Understandably, to the extent that bail is discussed in public discourse, it is the latter half of this equation that is more often in the spotlight. Media reports often focus on cases in which accused persons abscond while on bail.
For instance, in the last six months alone, there were four news items on accused persons who had absconded while on bail. High-profile cases involving the issue of abscondment (actual or potential) include that of Singaporean football match-fixer Wilson Raj Perumal, who jumped bail in 2010 over an assault charge, and more recently issues of adequacy of bail relating to Chinese national Yang Yin. In 2013, 122 persons absconded while on bail and, in 2012, the figure was 99.
However, it is equally important that the upcoming bail review give some serious consideration to the question of the right of accused persons to be released on bail pending trial.
Article 9 of the Constitution guarantees the right of liberty of the person, and the presumption of innocence is accepted without question in our criminal cases as the "golden thread" that binds this corpus of law.
The practical impact of the availability of bail to accused persons is significant.
The last publicly available statistics on this were cited in a 2005 article by then Assistant Registrar of the Supreme Court Low Siew Ling, which showed that of 13,436 cases in which bail was granted in 2004, only 5,734 persons availed themselves of bail. The remaining 7,702 persons (57.3 per cent) were presumably unable to raise the bail amounts. Unless the statistics have been reduced dramatically in the intervening decade, such numbers are a cause for concern.
Persons who are remanded pending trial because of their inability to provide bail are at a disadvantage: They are less able to prepare for trial, and may also feel additional pressure to plead guilty, particularly where the period they may spend in remand prior to trial is potentially longer than a possible sentence. I have personally taken on such cases involving foreign workers, who do not have bailors and who elect to plead guilty out of convenience.
In some cases, individuals who are not on bail may be deprived of their liberty for longer periods than they are eventually sentenced to by the courts.
This danger was highlighted in the 2005 case of Yeo Eng Siang v Public Prosecutor, in which former chief justice Yong Pung How heard a case where the accused person was acquitted despite having been imprisoned for several months before his appeal was heard.
Having large numbers of persons in pre-trial remand also strains the resources of the state unnecessarily.
To reduce the numbers of persons in pre-trial remand because of an inability to post bail, one area of possible reform could be to consider providing the courts with broader powers to order non-monetary conditional releases in lieu of bail. This is known in some jurisdictions such as Scotland, Hong Kong, Canada and the United States as "release on one's own recognisance".

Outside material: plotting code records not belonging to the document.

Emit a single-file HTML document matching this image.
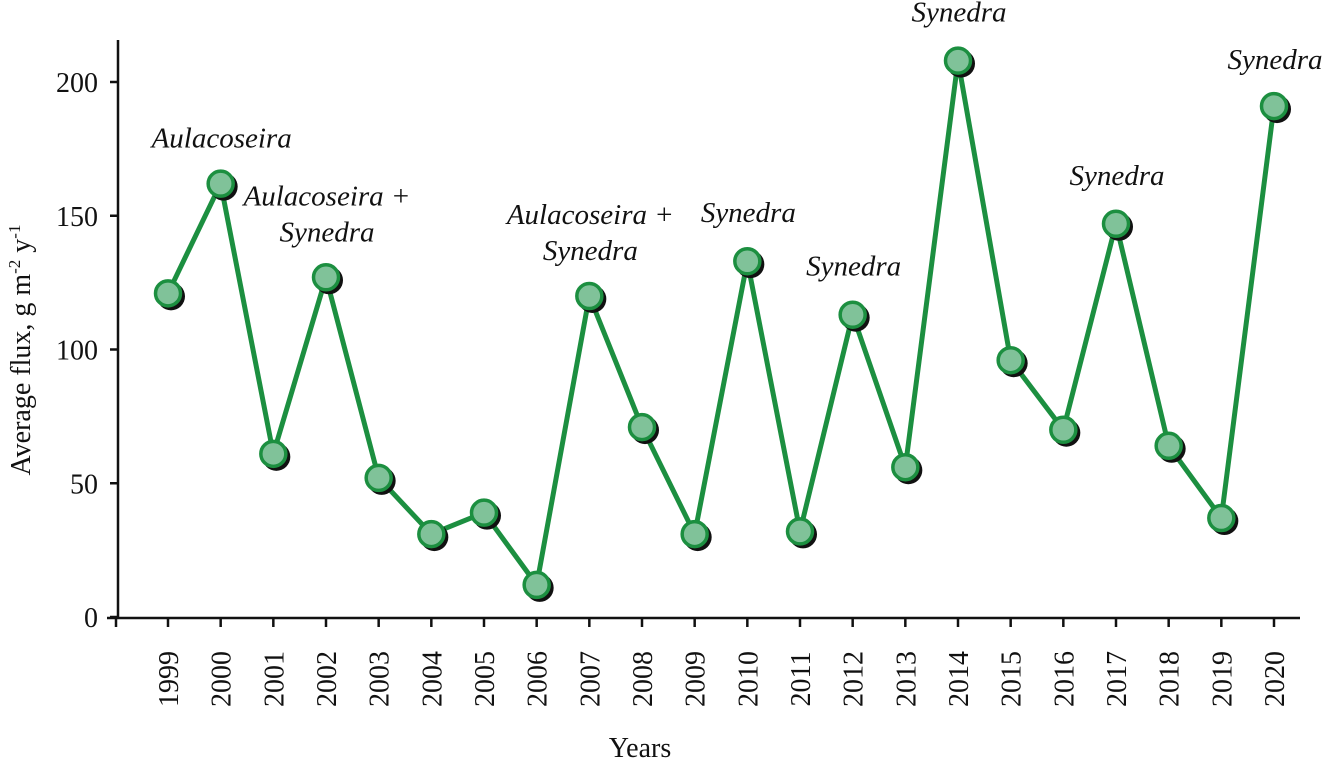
<!DOCTYPE html>
<html><head><meta charset="utf-8"><style>
html,body{margin:0;padding:0;background:#fff;}
svg{display:block;font-family:"Liberation Serif",serif;}
</style></head><body>
<svg id="chart" width="1325" height="761" viewBox="0 0 1325 761">
<g id="axes"></g><g id="series"></g><g id="labels"></g>
</svg>
<script>
const years=[1999,2000,2001,2002,2003,2004,2005,2006,2007,2008,2009,2010,2011,2012,2013,2014,2015,2016,2017,2018,2019,2020];
const flux=[121,162,61,127,52,31,39,12,120,71,31,133,32,113,56,208,96,70,147,64,37,191];
const yTicks=[0,50,100,150,200];
const annotations=[
 {year:2000,lines:["Aulacoseira"],dy:-36},
 {year:2002,lines:["Aulacoseira +","Synedra"],dy:-72},
 {year:2007,lines:["Aulacoseira +","Synedra"],dy:-72},
 {year:2010,lines:["Synedra"],dy:-39},
 {year:2012,lines:["Synedra"],dy:-39},
 {year:2014,lines:["Synedra"],dy:-39},
 {year:2017,lines:["Synedra"],dy:-39},
 {year:2020,lines:["Synedra"],dy:-37}
];
const NS="http://www.w3.org/2000/svg";
const x=yr=>168+(yr-1999)*(1274-168)/21;
const y=v=>617-v*2.675;
function mk(t,a,p){const e=document.createElementNS(NS,t);for(const k in a)e.setAttribute(k,a[k]);p.appendChild(e);return e;}
const ax=document.getElementById('axes'),se=document.getElementById('series'),lb=document.getElementById('labels');
let e=mk('line',{x1:118,y1:40,x2:118,y2:619,stroke:'#111','stroke-width':2.5},ax);

e=mk('line',{x1:107,y1:618,x2:1300,y2:618,stroke:'#111','stroke-width':2.5},ax);

mk('line',{x1:116,y1:618,x2:116,y2:627,stroke:'#111','stroke-width':2.5},ax);
yTicks.forEach(v=>{
 const t=mk('line',{x1:110,y1:y(v),x2:118,y2:y(v),stroke:'#111','stroke-width':2.5},ax);
 
 const l=mk('text',{x:98,y:y(v)+10,'text-anchor':'end','font-size':28,fill:'#111'},ax);l.textContent=v;
 
});
years.forEach(yr=>{
 const t=mk('line',{x1:x(yr),y1:618,x2:x(yr),y2:627,stroke:'#111','stroke-width':2.5},ax);
 
 const l=mk('text',{x:0,y:0,'text-anchor':'middle','font-size':28,fill:'#111',transform:`translate(${x(yr)+10},679) rotate(-90)`},ax);l.textContent=yr;
 
});
e=mk('text',{x:640,y:757,'text-anchor':'middle','font-size':28,fill:'#111'},ax);e.textContent='Years';

e=mk('text',{x:0,y:0,'text-anchor':'middle','font-size':28,fill:'#111',transform:'translate(30,350) rotate(-90)'},ax);
e.innerHTML='Average flux, g m<tspan dy="-10" font-size="17">-2</tspan><tspan dy="10"> y</tspan><tspan dy="-10" font-size="17">-1</tspan>';

const pts=years.map((yr,i)=>x(yr)+','+y(flux[i])).join(' ');
e=mk('polyline',{points:pts,fill:'none',stroke:'#1c8f40','stroke-width':5,'stroke-linejoin':'round'},se);

years.forEach((yr,i)=>{
 const s=mk('circle',{cx:x(yr)+3,cy:y(flux[i])+3,r:14,fill:'#111'},se);
 
 const c=mk('circle',{cx:x(yr),cy:y(flux[i]),r:12.5,fill:'#80c299',stroke:'#1c8f40','stroke-width':3.5},se);
 
});
annotations.forEach(a=>{
 const i=years.indexOf(a.year);const cy=y(flux[i])+a.dy;
 a.lines.forEach((ln,k)=>{
  const t=mk('text',{x:x(a.year)+1,y:cy+k*36,'text-anchor':'middle','font-size':29,'font-style':'italic',fill:'#111'},lb);
  t.textContent=ln;
  
 });
});
</script>
</body></html>
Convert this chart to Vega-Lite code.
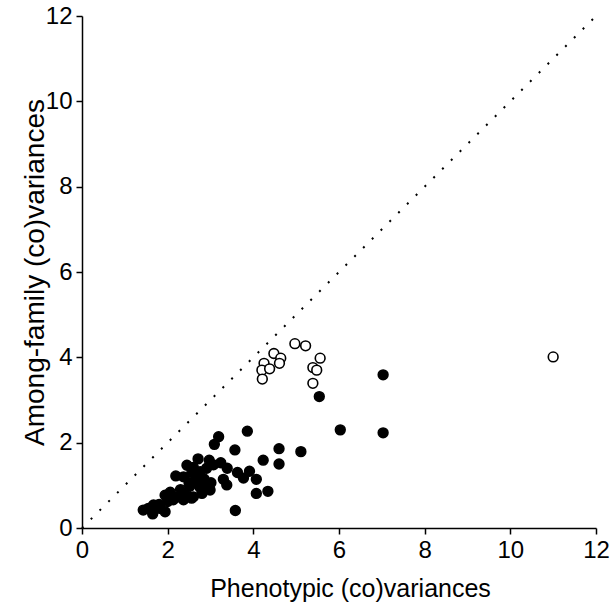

Conditions of such release can be flexible but as effective as monetary bail, as it allows courts to granularly assess and take into account the individual circumstances of accused persons. For instance, the Pennsylvania Rules of Criminal Procedure Code allows a bail authority to order curfews and reporting requirements in the case of young accused persons with poor family supervision, or to order regular drug testing for accused persons on drug charges.
While it might be overly ambitious to expect the 2015 bail review to provide the final word on a more flexible and effective system of bail, it might not be too controversial to extend a broader scheme of non-monetary conditional releases to a limited class of non-violent offenders who are assessed to be of low flight risk.
This would be of particular comfort to individuals who come from lower socio-economic backgrounds and are unable to find persons of sufficient means to post bail for them.
Hopefully, such a scheme could demonstrate that in the pursuit of justice, the balance between effectiveness and principle does not need to be a zero-sum game.
The writer is a director in the law firm Peter Low LLC.